Collected data
== == ==

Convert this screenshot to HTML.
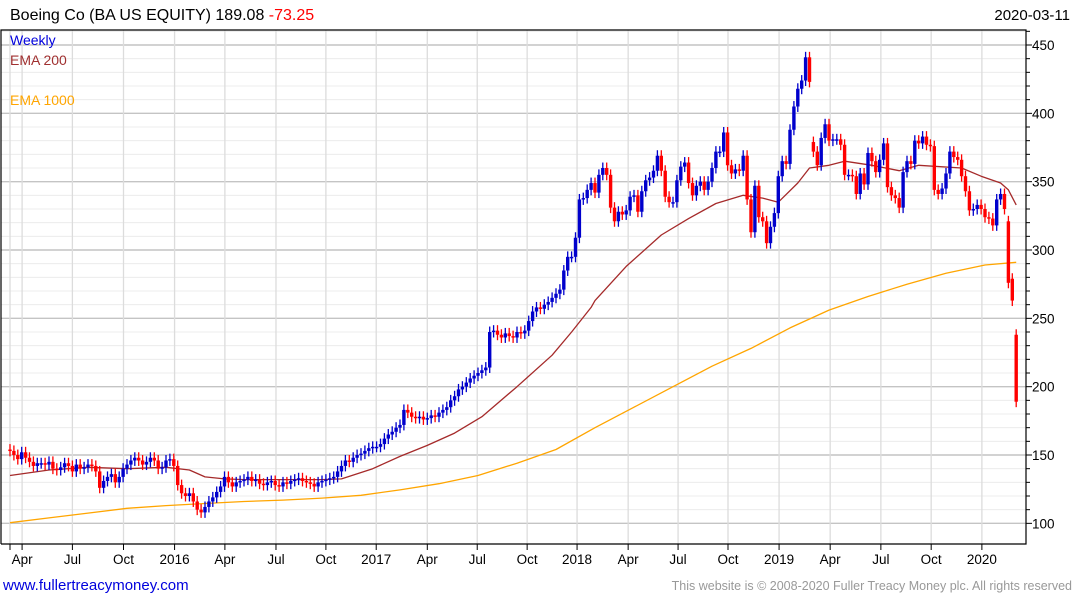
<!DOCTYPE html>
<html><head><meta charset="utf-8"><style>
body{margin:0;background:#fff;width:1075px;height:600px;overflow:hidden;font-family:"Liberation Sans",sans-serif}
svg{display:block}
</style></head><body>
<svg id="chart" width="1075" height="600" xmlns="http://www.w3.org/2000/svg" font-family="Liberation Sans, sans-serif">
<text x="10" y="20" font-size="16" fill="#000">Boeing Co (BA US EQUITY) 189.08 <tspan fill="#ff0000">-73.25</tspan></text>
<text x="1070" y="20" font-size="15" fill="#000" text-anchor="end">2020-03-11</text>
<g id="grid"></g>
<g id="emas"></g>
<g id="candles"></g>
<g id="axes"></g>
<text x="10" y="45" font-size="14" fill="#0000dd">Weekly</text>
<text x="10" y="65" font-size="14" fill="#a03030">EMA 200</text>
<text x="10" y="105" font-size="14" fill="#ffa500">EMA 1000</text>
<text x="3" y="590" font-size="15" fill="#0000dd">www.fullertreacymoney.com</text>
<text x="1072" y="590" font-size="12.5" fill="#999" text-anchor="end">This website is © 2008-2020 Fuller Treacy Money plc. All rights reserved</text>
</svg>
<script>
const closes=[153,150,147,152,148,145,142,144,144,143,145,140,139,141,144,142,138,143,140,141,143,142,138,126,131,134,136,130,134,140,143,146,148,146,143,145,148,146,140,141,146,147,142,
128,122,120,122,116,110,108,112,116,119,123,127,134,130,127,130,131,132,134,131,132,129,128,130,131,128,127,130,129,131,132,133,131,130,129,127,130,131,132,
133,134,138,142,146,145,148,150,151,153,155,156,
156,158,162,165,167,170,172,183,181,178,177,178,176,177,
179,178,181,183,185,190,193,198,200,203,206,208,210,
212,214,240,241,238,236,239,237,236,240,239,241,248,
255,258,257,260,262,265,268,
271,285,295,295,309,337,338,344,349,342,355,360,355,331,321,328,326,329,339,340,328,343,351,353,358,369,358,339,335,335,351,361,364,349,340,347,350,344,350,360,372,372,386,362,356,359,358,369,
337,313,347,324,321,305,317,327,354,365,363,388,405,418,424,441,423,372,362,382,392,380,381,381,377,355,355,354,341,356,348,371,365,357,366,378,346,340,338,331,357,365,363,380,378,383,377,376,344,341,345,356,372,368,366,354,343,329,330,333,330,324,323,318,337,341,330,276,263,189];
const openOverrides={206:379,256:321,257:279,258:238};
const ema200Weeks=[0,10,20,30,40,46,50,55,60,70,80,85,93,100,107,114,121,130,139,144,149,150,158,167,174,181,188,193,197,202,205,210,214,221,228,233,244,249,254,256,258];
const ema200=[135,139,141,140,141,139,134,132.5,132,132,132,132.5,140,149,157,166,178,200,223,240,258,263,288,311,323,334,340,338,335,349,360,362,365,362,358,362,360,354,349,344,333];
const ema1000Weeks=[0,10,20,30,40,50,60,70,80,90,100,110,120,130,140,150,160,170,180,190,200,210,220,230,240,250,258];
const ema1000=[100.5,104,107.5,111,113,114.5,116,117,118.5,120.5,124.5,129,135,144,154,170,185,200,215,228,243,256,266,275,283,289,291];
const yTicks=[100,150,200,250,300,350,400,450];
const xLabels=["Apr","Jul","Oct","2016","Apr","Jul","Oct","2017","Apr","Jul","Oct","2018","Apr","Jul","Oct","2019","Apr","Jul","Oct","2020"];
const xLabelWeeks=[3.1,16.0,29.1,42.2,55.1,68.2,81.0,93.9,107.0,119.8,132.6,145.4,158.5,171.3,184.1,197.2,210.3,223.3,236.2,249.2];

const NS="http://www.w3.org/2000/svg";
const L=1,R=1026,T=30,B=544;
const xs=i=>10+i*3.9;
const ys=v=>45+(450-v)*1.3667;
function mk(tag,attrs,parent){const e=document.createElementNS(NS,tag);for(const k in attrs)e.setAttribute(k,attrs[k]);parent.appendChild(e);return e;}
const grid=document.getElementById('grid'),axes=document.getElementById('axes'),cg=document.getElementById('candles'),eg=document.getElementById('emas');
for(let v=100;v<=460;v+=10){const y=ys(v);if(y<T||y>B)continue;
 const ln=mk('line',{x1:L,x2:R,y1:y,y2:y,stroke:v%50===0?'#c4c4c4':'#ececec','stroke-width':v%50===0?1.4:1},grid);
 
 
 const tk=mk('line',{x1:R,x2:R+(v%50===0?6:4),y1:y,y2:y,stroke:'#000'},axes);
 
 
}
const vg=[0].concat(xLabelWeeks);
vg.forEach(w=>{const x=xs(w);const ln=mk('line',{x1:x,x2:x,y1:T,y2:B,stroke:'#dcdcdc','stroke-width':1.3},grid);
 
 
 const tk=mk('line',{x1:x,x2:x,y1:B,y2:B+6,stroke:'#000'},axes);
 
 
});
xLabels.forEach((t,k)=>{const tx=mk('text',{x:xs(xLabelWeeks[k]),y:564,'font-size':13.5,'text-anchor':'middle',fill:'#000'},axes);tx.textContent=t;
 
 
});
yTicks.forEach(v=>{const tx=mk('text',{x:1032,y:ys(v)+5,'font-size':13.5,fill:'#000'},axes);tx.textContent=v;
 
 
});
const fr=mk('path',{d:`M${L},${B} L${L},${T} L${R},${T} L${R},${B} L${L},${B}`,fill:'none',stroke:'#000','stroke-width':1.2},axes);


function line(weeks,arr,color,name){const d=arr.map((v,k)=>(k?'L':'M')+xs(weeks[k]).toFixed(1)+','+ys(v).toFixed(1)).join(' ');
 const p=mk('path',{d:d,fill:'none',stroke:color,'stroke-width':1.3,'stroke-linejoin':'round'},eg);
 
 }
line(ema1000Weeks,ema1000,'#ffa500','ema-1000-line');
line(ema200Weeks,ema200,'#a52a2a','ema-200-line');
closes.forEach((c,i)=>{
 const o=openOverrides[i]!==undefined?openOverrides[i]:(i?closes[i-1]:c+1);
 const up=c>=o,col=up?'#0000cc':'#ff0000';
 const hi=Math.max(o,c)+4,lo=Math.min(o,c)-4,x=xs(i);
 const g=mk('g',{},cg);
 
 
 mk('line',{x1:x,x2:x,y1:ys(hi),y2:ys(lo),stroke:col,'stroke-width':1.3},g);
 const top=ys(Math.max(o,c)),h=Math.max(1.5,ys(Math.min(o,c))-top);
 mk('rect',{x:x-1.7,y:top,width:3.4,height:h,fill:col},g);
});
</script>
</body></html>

== == ==

Do this
Send back the data above word for word, with the pictures left out.

Output of the task
Convert this screenshot to HTML.
<!DOCTYPE html>
<html><head><meta charset="utf-8"><style>
body{margin:0;background:#fff;width:1075px;height:600px;overflow:hidden;font-family:"Liberation Sans",sans-serif}
svg{display:block}
</style></head><body>
<svg id="chart" width="1075" height="600" xmlns="http://www.w3.org/2000/svg" font-family="Liberation Sans, sans-serif">
<text x="10" y="20" font-size="16" fill="#000">Boeing Co (BA US EQUITY) 189.08 <tspan fill="#ff0000">-73.25</tspan></text>
<text x="1070" y="20" font-size="15" fill="#000" text-anchor="end">2020-03-11</text>
<g id="grid"></g>
<g id="emas"></g>
<g id="candles"></g>
<g id="axes"></g>
<text x="10" y="45" font-size="14" fill="#0000dd">Weekly</text>
<text x="10" y="65" font-size="14" fill="#a03030">EMA 200</text>
<text x="10" y="105" font-size="14" fill="#ffa500">EMA 1000</text>
<text x="3" y="590" font-size="15" fill="#0000dd">www.fullertreacymoney.com</text>
<text x="1072" y="590" font-size="12.5" fill="#999" text-anchor="end">This website is © 2008-2020 Fuller Treacy Money plc. All rights reserved</text>
</svg>
<script>
const closes=[153,150,147,152,148,145,142,144,144,143,145,140,139,141,144,142,138,143,140,141,143,142,138,126,131,134,136,130,134,140,143,146,148,146,143,145,148,146,140,141,146,147,142,
128,122,120,122,116,110,108,112,116,119,123,127,134,130,127,130,131,132,134,131,132,129,128,130,131,128,127,130,129,131,132,133,131,130,129,127,130,131,132,
133,134,138,142,146,145,148,150,151,153,155,156,
156,158,162,165,167,170,172,183,181,178,177,178,176,177,
179,178,181,183,185,190,193,198,200,203,206,208,210,
212,214,240,241,238,236,239,237,236,240,239,241,248,
255,258,257,260,262,265,268,
271,285,295,295,309,337,338,344,349,342,355,360,355,331,321,328,326,329,339,340,328,343,351,353,358,369,358,339,335,335,351,361,364,349,340,347,350,344,350,360,372,372,386,362,356,359,358,369,
337,313,347,324,321,305,317,327,354,365,363,388,405,418,424,441,423,372,362,382,392,380,381,381,377,355,355,354,341,356,348,371,365,357,366,378,346,340,338,331,357,365,363,380,378,383,377,376,344,341,345,356,372,368,366,354,343,329,330,333,330,324,323,318,337,341,330,276,263,189];
const openOverrides={206:379,256:321,257:279,258:238};
const ema200Weeks=[0,10,20,30,40,46,50,55,60,70,80,85,93,100,107,114,121,130,139,144,149,150,158,167,174,181,188,193,197,202,205,210,214,221,228,233,244,249,254,256,258];
const ema200=[135,139,141,140,141,139,134,132.5,132,132,132,132.5,140,149,157,166,178,200,223,240,258,263,288,311,323,334,340,338,335,349,360,362,365,362,358,362,360,354,349,344,333];
const ema1000Weeks=[0,10,20,30,40,50,60,70,80,90,100,110,120,130,140,150,160,170,180,190,200,210,220,230,240,250,258];
const ema1000=[100.5,104,107.5,111,113,114.5,116,117,118.5,120.5,124.5,129,135,144,154,170,185,200,215,228,243,256,266,275,283,289,291];
const yTicks=[100,150,200,250,300,350,400,450];
const xLabels=["Apr","Jul","Oct","2016","Apr","Jul","Oct","2017","Apr","Jul","Oct","2018","Apr","Jul","Oct","2019","Apr","Jul","Oct","2020"];
const xLabelWeeks=[3.1,16.0,29.1,42.2,55.1,68.2,81.0,93.9,107.0,119.8,132.6,145.4,158.5,171.3,184.1,197.2,210.3,223.3,236.2,249.2];

const NS="http://www.w3.org/2000/svg";
const L=1,R=1026,T=30,B=544;
const xs=i=>10+i*3.9;
const ys=v=>45+(450-v)*1.3667;
function mk(tag,attrs,parent){const e=document.createElementNS(NS,tag);for(const k in attrs)e.setAttribute(k,attrs[k]);parent.appendChild(e);return e;}
const grid=document.getElementById('grid'),axes=document.getElementById('axes'),cg=document.getElementById('candles'),eg=document.getElementById('emas');
for(let v=100;v<=460;v+=10){const y=ys(v);if(y<T||y>B)continue;
 const ln=mk('line',{x1:L,x2:R,y1:y,y2:y,stroke:v%50===0?'#c4c4c4':'#ececec','stroke-width':v%50===0?1.4:1},grid);
 
 
 const tk=mk('line',{x1:R,x2:R+(v%50===0?6:4),y1:y,y2:y,stroke:'#000'},axes);
 
 
}
const vg=[0].concat(xLabelWeeks);
vg.forEach(w=>{const x=xs(w);const ln=mk('line',{x1:x,x2:x,y1:T,y2:B,stroke:'#dcdcdc','stroke-width':1.3},grid);
 
 
 const tk=mk('line',{x1:x,x2:x,y1:B,y2:B+6,stroke:'#000'},axes);
 
 
});
xLabels.forEach((t,k)=>{const tx=mk('text',{x:xs(xLabelWeeks[k]),y:564,'font-size':13.5,'text-anchor':'middle',fill:'#000'},axes);tx.textContent=t;
 
 
});
yTicks.forEach(v=>{const tx=mk('text',{x:1032,y:ys(v)+5,'font-size':13.5,fill:'#000'},axes);tx.textContent=v;
 
 
});
const fr=mk('path',{d:`M${L},${B} L${L},${T} L${R},${T} L${R},${B} L${L},${B}`,fill:'none',stroke:'#000','stroke-width':1.2},axes);


function line(weeks,arr,color,name){const d=arr.map((v,k)=>(k?'L':'M')+xs(weeks[k]).toFixed(1)+','+ys(v).toFixed(1)).join(' ');
 const p=mk('path',{d:d,fill:'none',stroke:color,'stroke-width':1.3,'stroke-linejoin':'round'},eg);
 
 }
line(ema1000Weeks,ema1000,'#ffa500','ema-1000-line');
line(ema200Weeks,ema200,'#a52a2a','ema-200-line');
closes.forEach((c,i)=>{
 const o=openOverrides[i]!==undefined?openOverrides[i]:(i?closes[i-1]:c+1);
 const up=c>=o,col=up?'#0000cc':'#ff0000';
 const hi=Math.max(o,c)+4,lo=Math.min(o,c)-4,x=xs(i);
 const g=mk('g',{},cg);
 
 
 mk('line',{x1:x,x2:x,y1:ys(hi),y2:ys(lo),stroke:col,'stroke-width':1.3},g);
 const top=ys(Math.max(o,c)),h=Math.max(1.5,ys(Math.min(o,c))-top);
 mk('rect',{x:x-1.7,y:top,width:3.4,height:h,fill:col},g);
});
</script>
</body></html>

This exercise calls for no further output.